Am I ready for Christmas?  Am I ready to be surprised by God, the Creator of all that is, who will somehow work God’s self into a tiny, 3D human body and become incarnate?  Am I ready to receive God when God stands in the center of my heart and knocks on the door to my consciousness?  Am I ready to see it when God peers at me out of the eyes of the person with whom I am just now talking?  Am I ready for that incomprehensible occurrence that we call the Second Coming?  Am I ready for my own death?

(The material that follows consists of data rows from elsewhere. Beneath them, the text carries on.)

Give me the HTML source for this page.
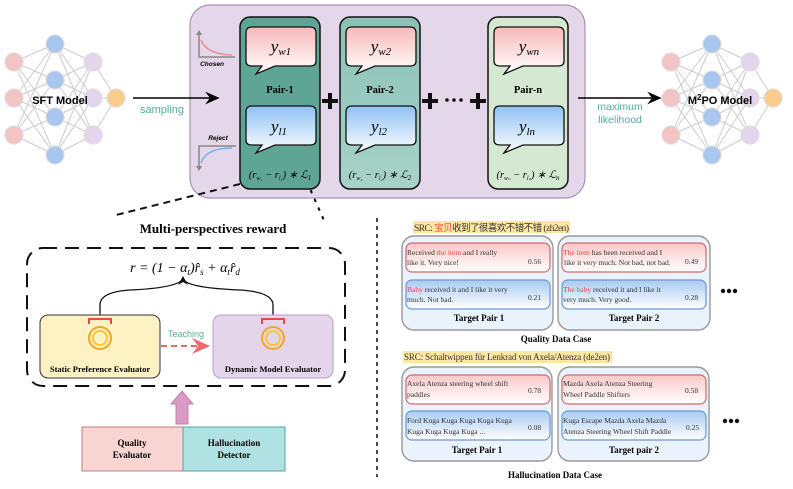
<!DOCTYPE html>
<html><head><meta charset="utf-8"><style>
body{margin:0;width:793px;height:489px;background:#fff;overflow:hidden}
svg{position:absolute;left:0;top:0}
text{font-family:"Liberation Serif",serif}
.s{font-family:"Liberation Sans",sans-serif}
</style></head><body>
<svg width="793" height="489" viewBox="0 0 793 489" xmlns="http://www.w3.org/2000/svg">
<defs>
<linearGradient id="pk" x1="0" y1="0" x2="0" y2="1"><stop offset="0" stop-color="#f7b9b9"/><stop offset="1" stop-color="#fff"/></linearGradient>
<linearGradient id="bl" x1="0" y1="0" x2="0" y2="1"><stop offset="0" stop-color="#8ec1f3"/><stop offset="1" stop-color="#fff"/></linearGradient>
<linearGradient id="pk2" x1="0" y1="0" x2="0" y2="1"><stop offset="0" stop-color="#f8c8c8"/><stop offset="1" stop-color="#fff"/></linearGradient>
<linearGradient id="bl2" x1="0" y1="0" x2="0" y2="1"><stop offset="0" stop-color="#a9cbf2"/><stop offset="1" stop-color="#fff"/></linearGradient>
<linearGradient id="g2" x1="0" y1="0" x2="0" y2="1"><stop offset="0" stop-color="#8bc2b6"/><stop offset="1" stop-color="#a8d2c8"/></linearGradient>
<marker id="ah" markerWidth="10" markerHeight="10" refX="8" refY="5" orient="auto"><path d="M0,1 L9,5 L0,9 L3,5z" fill="#000"/></marker>
<marker id="ar" markerWidth="10" markerHeight="10" refX="8" refY="5" orient="auto"><path d="M0,1 L9,5 L0,9 L3,5z" fill="#ef6a6a"/></marker>
</defs>

<g id="net" stroke="#ccc" stroke-width="1">
<path d="M14,62L55,44M14,62L55,80M14,62L55,117M14,62L55,155M14,98L55,44M14,98L55,80M14,98L55,117M14,98L55,155M14,135L55,44M14,135L55,80M14,135L55,117M14,135L55,155M55,44L93,62M55,44L93,98M55,44L93,135M55,80L93,62M55,80L93,98M55,80L93,135M55,117L93,62M55,117L93,98M55,117L93,135M55,155L93,62M55,155L93,98M55,155L93,135M93,62L116,98M93,98L116,98M93,135L116,98"/>
<g stroke="#ddd" stroke-width="1.2">
<circle cx="14" cy="62" r="9" fill="#f2c4c4"/><circle cx="14" cy="98" r="9" fill="#f2c4c4"/><circle cx="14" cy="135" r="9" fill="#f2c4c4"/>
<circle cx="55" cy="44" r="9" fill="#a9c6ef"/><circle cx="55" cy="80" r="9" fill="#a9c6ef"/><circle cx="55" cy="117" r="9" fill="#a9c6ef"/><circle cx="55" cy="155" r="9" fill="#a9c6ef"/>
<circle cx="93" cy="62" r="9" fill="#e3d6ec"/><circle cx="93" cy="98" r="9" fill="#e3d6ec"/><circle cx="93" cy="135" r="9" fill="#e3d6ec"/>
<circle cx="116" cy="98" r="9" fill="#fdcb8a"/>
</g></g>
<text x="60" y="104" class="s" font-size="11" font-weight="bold" text-anchor="middle">SFT Model</text>
<use href="#net" transform="translate(657,0)"/>
<text x="720" y="104" class="s" font-size="11" font-weight="bold" text-anchor="middle">M<tspan font-size="8" dy="-4">2</tspan><tspan dy="4">PO Model</tspan></text>

<rect x="190" y="5" width="395" height="193" rx="20" fill="#e4d7e9" stroke="#a893bb" stroke-width="1.2"/>
<line x1="133" y1="98" x2="218" y2="98" stroke="#000" stroke-width="1.6" marker-end="url(#ah)"/>
<text x="140" y="113" class="s" font-size="11" fill="#4fae9a">sampling</text>
<line x1="578" y1="98" x2="660" y2="98" stroke="#000" stroke-width="1.6" marker-end="url(#ah)"/>
<text x="620" y="110" class="s" font-size="10.5" fill="#4fae9a" text-anchor="middle">maximum</text>
<text x="620" y="123" class="s" font-size="10.5" fill="#4fae9a" text-anchor="middle">likelihood</text>

<path d="M199,32 V57 H235" fill="none" stroke="#888" stroke-width="1.5"/><path d="M196,35 L199,30 L202,35z" fill="#888"/>
<path d="M201,40 Q206,54 232,55" fill="none" stroke="#ef8b8b" stroke-width="1.5"/>
<text x="212" y="66" class="s" font-size="6.5" font-style="italic" font-weight="bold" text-anchor="middle">Chosen</text>
<text x="218" y="140" class="s" font-size="6.5" font-style="italic" font-weight="bold" text-anchor="middle">Reject</text>
<path d="M236,146 H199 V170" fill="none" stroke="#888" stroke-width="1.5"/><path d="M196,166 L199,171 L202,166z" fill="#888"/>
<path d="M201,163 Q206,148 232,148" fill="none" stroke="#6fb2f2" stroke-width="1.5"/>

<g stroke="#111" stroke-width="1.5">
<rect x="240" y="17" width="80" height="172" rx="10" fill="#5fa595"/>
<rect x="340" y="17" width="80" height="172" rx="10" fill="url(#g2)"/>
<rect x="488" y="17" width="80" height="172" rx="10" fill="#d5e8d2"/>
</g>
<g id="bub" stroke="#111" stroke-width="1.3">
<path d="M252,27 H310 Q316,27 316,33 V61 Q316,66 310,66 H275 L256,74 L262,66 H252 Q246,66 246,61 V33 Q246,27 252,27z" fill="url(#pk)"/>
<path d="M252,106 H310 Q316,106 316,112 V140 Q316,145 310,145 H275 L256,153 L262,145 H252 Q246,145 246,140 V112 Q246,106 252,106z" fill="url(#bl)"/>
</g>
<use href="#bub" transform="translate(100,0)"/>
<use href="#bub" transform="translate(248,0)"/>
<g font-size="17" font-style="italic" text-anchor="middle">
<text x="281" y="52">y<tspan font-size="11" dy="3">w1</tspan></text>
<text x="381" y="52">y<tspan font-size="11" dy="3">w2</tspan></text>
<text x="529" y="52">y<tspan font-size="11" dy="3">wn</tspan></text>
<text x="279" y="132">y<tspan font-size="11" dy="3">l1</tspan></text>
<text x="379" y="132">y<tspan font-size="11" dy="3">l2</tspan></text>
<text x="527" y="132">y<tspan font-size="11" dy="3">ln</tspan></text>
</g>
<g font-size="10.5" font-weight="bold" text-anchor="middle">
<text x="280" y="93">Pair-1</text><text x="380" y="93">Pair-2</text><text x="528" y="93">Pair-n</text>
</g>
<g font-size="10.5" font-style="italic" text-anchor="middle">
<text x="280" y="178">(r<tspan font-size="6" dy="2">w₁</tspan><tspan dy="-2"> − r</tspan><tspan font-size="6" dy="2">l₁</tspan><tspan dy="-2">) ∗ ℒ</tspan><tspan font-size="7" dy="2">1</tspan></text>
<text x="380" y="178">(r<tspan font-size="6" dy="2">w₂</tspan><tspan dy="-2"> − r</tspan><tspan font-size="6" dy="2">l₂</tspan><tspan dy="-2">) ∗ ℒ</tspan><tspan font-size="7" dy="2">2</tspan></text>
<text x="528" y="178">(r<tspan font-size="6" dy="2">wₙ</tspan><tspan dy="-2"> − r</tspan><tspan font-size="6" dy="2">lₙ</tspan><tspan dy="-2">) ∗ ℒ</tspan><tspan font-size="7" dy="2">n</tspan></text>
</g>
<g fill="#111">
<path d="M328,93h4v6h6v4h-6v6h-4v-6h-6v-4h6z"/>
<path d="M428,93h4v6h6v4h-6v6h-4v-6h-6v-4h6z"/>
<path d="M476,93h4v6h6v4h-6v6h-4v-6h-6v-4h6z"/>
<circle cx="447" cy="100" r="1.8"/><circle cx="454" cy="100" r="1.8"/><circle cx="461" cy="100" r="1.8"/>
</g>

<line x1="240" y1="184" x2="112" y2="216" stroke="#111" stroke-width="2" stroke-dasharray="7,5"/>
<line x1="311" y1="191" x2="326" y2="225" stroke="#111" stroke-width="2.2" stroke-dasharray="1.5,8" stroke-linecap="round"/>

<text x="213" y="233" font-size="13" font-weight="bold" text-anchor="middle">Multi-perspectives reward</text>
<rect x="27" y="248" width="318" height="138" rx="16" fill="none" stroke="#111" stroke-width="2" stroke-dasharray="14,8"/>
<text x="185" y="272" font-size="14" font-style="italic" text-anchor="middle">r = (1 − α<tspan font-size="9" dy="3">t</tspan><tspan dy="-3">)r̂</tspan><tspan font-size="9" dy="3">s</tspan><tspan dy="-3"> + α</tspan><tspan font-size="9" dy="3">t</tspan><tspan dy="-3">r̂</tspan><tspan font-size="9" dy="3">d</tspan></text>
<path d="M100,315 V305 Q100,292 130,290 Q175,288 182,280 M273,315 V305 Q273,292 240,290 Q190,288 184,280" fill="none" stroke="#111" stroke-width="1.3"/>
<path d="M178,285 L183,276 L188,285 L183,282z" fill="#111"/>
<rect x="40" y="315" width="120" height="63" rx="8" fill="#fdf2c4" stroke="#333" stroke-width="1"/>
<rect x="213" y="315" width="120" height="63" rx="8" fill="#e5d5ea" stroke="#b59fc6" stroke-width="1"/>
<g fill="none">
<path d="M89,324 V319 H111 V324" stroke="#e84848" stroke-width="2"/>
<circle cx="100" cy="338" r="11" stroke="#f4a623" stroke-width="2"/><circle cx="100" cy="338" r="7" stroke="#fbc531" stroke-width="2"/>
<path d="M262,324 V319 H284 V324" stroke="#e84848" stroke-width="2"/>
<circle cx="273" cy="338" r="11" stroke="#f4a623" stroke-width="2"/><circle cx="273" cy="338" r="7" stroke="#fbc531" stroke-width="2"/>
</g>
<text x="100" y="372" font-size="8.5" font-weight="bold" text-anchor="middle">Static Preference Evaluator</text>
<text x="273" y="372" font-size="8.5" font-weight="bold" text-anchor="middle">Dynamic Model Evaluator</text>
<text x="186" y="337" class="s" font-size="9" fill="#5aaa99" text-anchor="middle">Teaching</text>
<line x1="161" y1="346" x2="208" y2="346" stroke="#ef6a6a" stroke-width="2" stroke-dasharray="6,4" marker-end="url(#ar)"/>
<path d="M176,424 V404 H171 L182,391 L193,404 H188 V424z" fill="#d99bc1" stroke="#c97fb0"/>
<rect x="82" y="427" width="101" height="44" fill="#f8d5d2" stroke="#c77c7c"/>
<rect x="183" y="427" width="102" height="44" fill="#b1e2e3" stroke="#4aa7aa"/>
<g font-size="9" font-weight="bold" text-anchor="middle">
<text x="132" y="446">Quality</text><text x="132" y="458">Evaluator</text>
<text x="234" y="446">Hallucination</text><text x="234" y="458">Detector</text>
</g>
<line x1="377" y1="218" x2="377" y2="477" stroke="#111" stroke-width="1.5" stroke-dasharray="4,4"/>

<rect x="413" y="221" width="157" height="12" fill="#fde6a1"/>
<text x="414" y="231" font-size="9.5" fill="#333" font-family="Liberation Serif,Noto Sans CJK SC,serif" textLength="155">SRC: <tspan fill="#e84848">宝贝</tspan>收到了很喜欢不错不错 (zh2en)</text>
<g stroke="#999" stroke-width="1.4" fill="#eaf2fc">
<rect x="402" y="236" width="151" height="94" rx="12"/><rect x="558" y="236" width="152" height="94" rx="12"/>
<rect x="402" y="367" width="150" height="94" rx="12"/><rect x="558" y="367" width="151" height="94" rx="12"/>
</g>
<g stroke-width="1.2">
<rect x="406" y="243" width="144" height="29" rx="6" fill="url(#pk2)" stroke="#d06a6a"/>
<rect x="406" y="280" width="144" height="29" rx="6" fill="url(#bl2)" stroke="#6c97d4"/>
<rect x="562" y="243" width="144" height="29" rx="6" fill="url(#pk2)" stroke="#d06a6a"/>
<rect x="562" y="280" width="144" height="29" rx="6" fill="url(#bl2)" stroke="#6c97d4"/>
<rect x="406" y="375" width="144" height="29" rx="6" fill="url(#pk2)" stroke="#d06a6a"/>
<rect x="406" y="411" width="144" height="29" rx="6" fill="url(#bl2)" stroke="#6c97d4"/>
<rect x="562" y="375" width="144" height="29" rx="6" fill="url(#pk2)" stroke="#d06a6a"/>
<rect x="562" y="411" width="144" height="29" rx="6" fill="url(#bl2)" stroke="#6c97d4"/>
</g>
<g font-size="7.5" fill="#333">
<text x="407" y="255">Received <tspan fill="#e84848">the item</tspan> and I really</text><text x="407" y="265">like it.  Very nice!</text><text x="528" y="264">0.56</text>
<text x="407" y="292"><tspan fill="#e84848">Baby</tspan> received it and I like it very</text><text x="407" y="302">much.  Not bad.</text><text x="528" y="300">0.21</text>
<text x="563" y="255"><tspan fill="#e84848">The item</tspan> has been received and I</text><text x="564" y="265">like it very much. Not bad, not bad.</text><text x="685" y="264">0.49</text>
<text x="563" y="292"><tspan fill="#e84848">The baby</tspan> received it and I like it</text><text x="563" y="302">very much.  Very good.</text><text x="685" y="300">0.28</text>
<text x="407" y="386">Axela Atenza steering wheel shift</text><text x="407" y="397">paddles</text><text x="528" y="393">0.78</text>
<text x="407" y="423">Ford Kuga Kuga Kuga Kuga Kuga</text><text x="407" y="434">Kuga Kuga Kuga Kuga ...</text><text x="528" y="430">0.08</text>
<text x="563" y="386">Mazda Axela Atenza Steering</text><text x="563" y="397">Wheel Paddle Shifters</text><text x="685" y="393">0.58</text>
<text x="563" y="423">Kuga Escape Mazda Axela Mazda</text><text x="563" y="434">Atenza Steering Wheel Shift Paddle</text><text x="686" y="430">0.25</text>
</g>
<g font-size="9" font-weight="bold" text-anchor="middle">
<text x="479" y="321">Target Pair 1</text><text x="634" y="321">Target Pair 2</text>
<text x="477" y="453">Target Pair 1</text><text x="634" y="453">Target pair 2</text>
<text x="556" y="342">Quality Data Case</text>
<text x="555" y="478">Hallucination Data Case</text>
</g>
<g fill="#111"><circle cx="723" cy="291" r="2.2"/><circle cx="729" cy="291" r="2.2"/><circle cx="735" cy="291" r="2.2"/>
<circle cx="725" cy="421" r="2.2"/><circle cx="731" cy="421" r="2.2"/><circle cx="737" cy="421" r="2.2"/></g>
<rect x="403" y="351" width="209" height="12" fill="#fde6a1"/>
<text x="404" y="360" font-size="9" fill="#333" font-family="Liberation Sans,sans-serif" textLength="206">SRC: Schaltwippen für Lenkrad von Axela/Atenza (de2en)</text>
</svg>
</body></html>
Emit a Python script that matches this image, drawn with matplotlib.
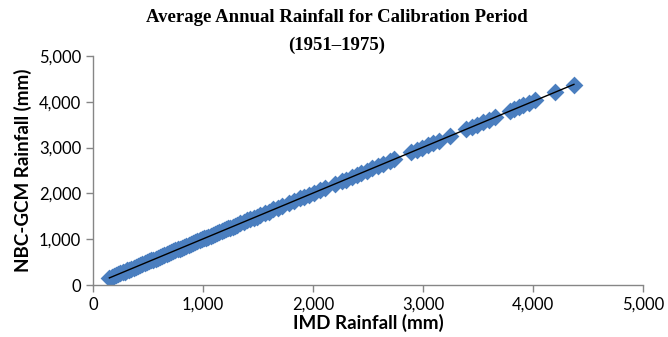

“Be dressed for action and have your lamps lit,” instructs Jesus in the Gospel reading for St. Ambrose’s feast day today.  My way of doing that is through a shift of attention.  Brother Lawrence, the Seventeenth Century kitchen monk, called it practicing the presence of God.  It is the awareness that God is right here, right now, present.  I can speak to God and listen for God no matter where I am or what I am doing.  And I can dedicate whatever it is that I am doing, whether it is buying a gift, scraping carrots, taking out the trash or writing an icon, to God.  “This is for you,” I say.

In practicing the presence of God, my prayers are really simple and personal.  “Look at how that woman is holding her child,” I might say.  “Isn’t that beautiful?”

“What a sunset,” I might observe.  “I love all the vibrant colors light can manifest.”

“That really made me angry,” I might realize.  “I wonder what about it is pushing my buttons.  Maybe you can help me figure it out.”

“My joints ache in this cold weather,” I might complain.  “That never used to happen.  You missed that part of being human, having only lived into your mid thirties.”

These prayers are full of trust – that God is not only right here, but listening – that God cares to listen.  But they also prepare me for each moment in which I live.

I look into the store clerk’s eyes as she rings up my purchase.  “No,” I say.  “It’s hard remembering that with each of these gifts it’s the thought that counts, you know?  I find myself hoping that somehow, magically, my little gift will solve all my daughter’s problems, make her happy.”

“I know what you mean,” says the clerk with a laugh.  And she launches into a story about her own struggle to find the right gift for her son.  “Whatever I give him is something, though,” she finishes.  “He’s getting a present from his mama.  You have a merry Christmas.”

She hands me my receipt and turns to her next customer.  And that’s it.  God has peered out of her heart and told me exactly what I needed to hear.